Charles was a German-born, American mathematician, electrical engineer, who spent most of his life in Schenectady, New York, as a professor at Union College.
You can thank him for the thing we all most depend on in life: Electricity.
Charles helped shape the development of alternating current (AC), and is the reason you can plug your toaster, blender, TV or lamps into the sockets on your wall.
As soon as General Electric got word of this little (he was indeed just 4 feet tall) genius’s work in New York, they bought out the company he worked for in 1892, and with it, the man’s expertise.
In 1965, a Life magazine reader, Jack B. Scott, wrote in to tell the story of an encounter his father had made with the so-called “Wizard of Schenectady” at Henry Ford’s River Rouge plant in Dearborn, Michigan.
Ford’s engineers had a problem they couldn’t fix, and so Steinmetz went down there on behalf of GE. Here’s the excerpt from Smithsonian Magazine:
Ford, whose electrical engineers couldn’t solve some problems they were having with a gigantic generator, called Steinmetz in to the plant. Upon arriving, Steinmetz rejected all assistance and asked only for a notebook, pencil and cot.
According to Scott, Steinmetz listened to the generator and scribbled computations on the notepad for two straight days and nights. On the second night, he asked for a ladder, climbed up the generator and made a chalk mark on its side. Then he told Ford’s skeptical engineers to remove a plate at the mark and replace sixteen windings from the field coil.
They did, and the generator performed to perfection.
Henry Ford was thrilled, until he got an invoice from General Electric in the amount of $10,000. Ford acknowledged Steinmetz’s success but balked at the figure. He asked for an itemized bill.
Steinmetz, Scott wrote, responded personally to Ford’s request with the following:
Making chalk mark on generator: $1.
Knowing where to make mark: $9,999.
Ford paid the bill.
For the record, $10,000 in this era, say 1905, would be worth $1,960,000, considered in today’s value of the income of a skilled worker.

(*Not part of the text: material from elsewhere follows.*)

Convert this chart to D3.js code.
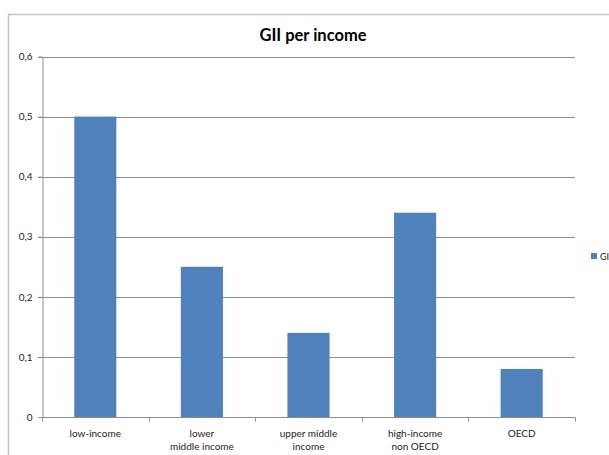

Have you ever paid someone by the hour yourself? Did you think of them as an invaluable advisor? Or rather as a commodity you needed quick access to?
It’s ironic: In order to push into the highest spheres of hourly pay rate, you first have to leave it altogether.

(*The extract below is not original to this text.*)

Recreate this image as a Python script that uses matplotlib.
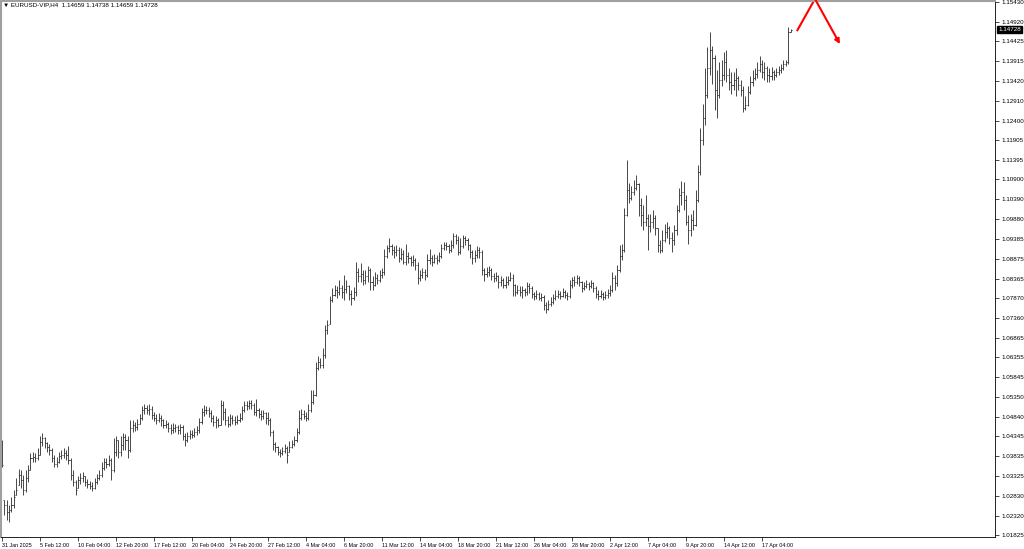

You’ll have to spend thousands of hours, unpaid hours, researching, learning, studying, practicing and adapting your skills in the real world.
Only that will give you the deep domain expertise you need to reach the top 1% of your field — and that comes with great financial reward.
However, by the time you get there, you’ll probably long have forgotten your struggle for more dollars per hour, because your greatest feeling of accomplishment will come from standing next to your peers.
Just like Charles Steinmetz, a little giant among giants, on April 23, 1921, giving Albert Einstein, Albert Hull and several other brilliant minds of his time a tour of the Radio Corporation of America (RCA).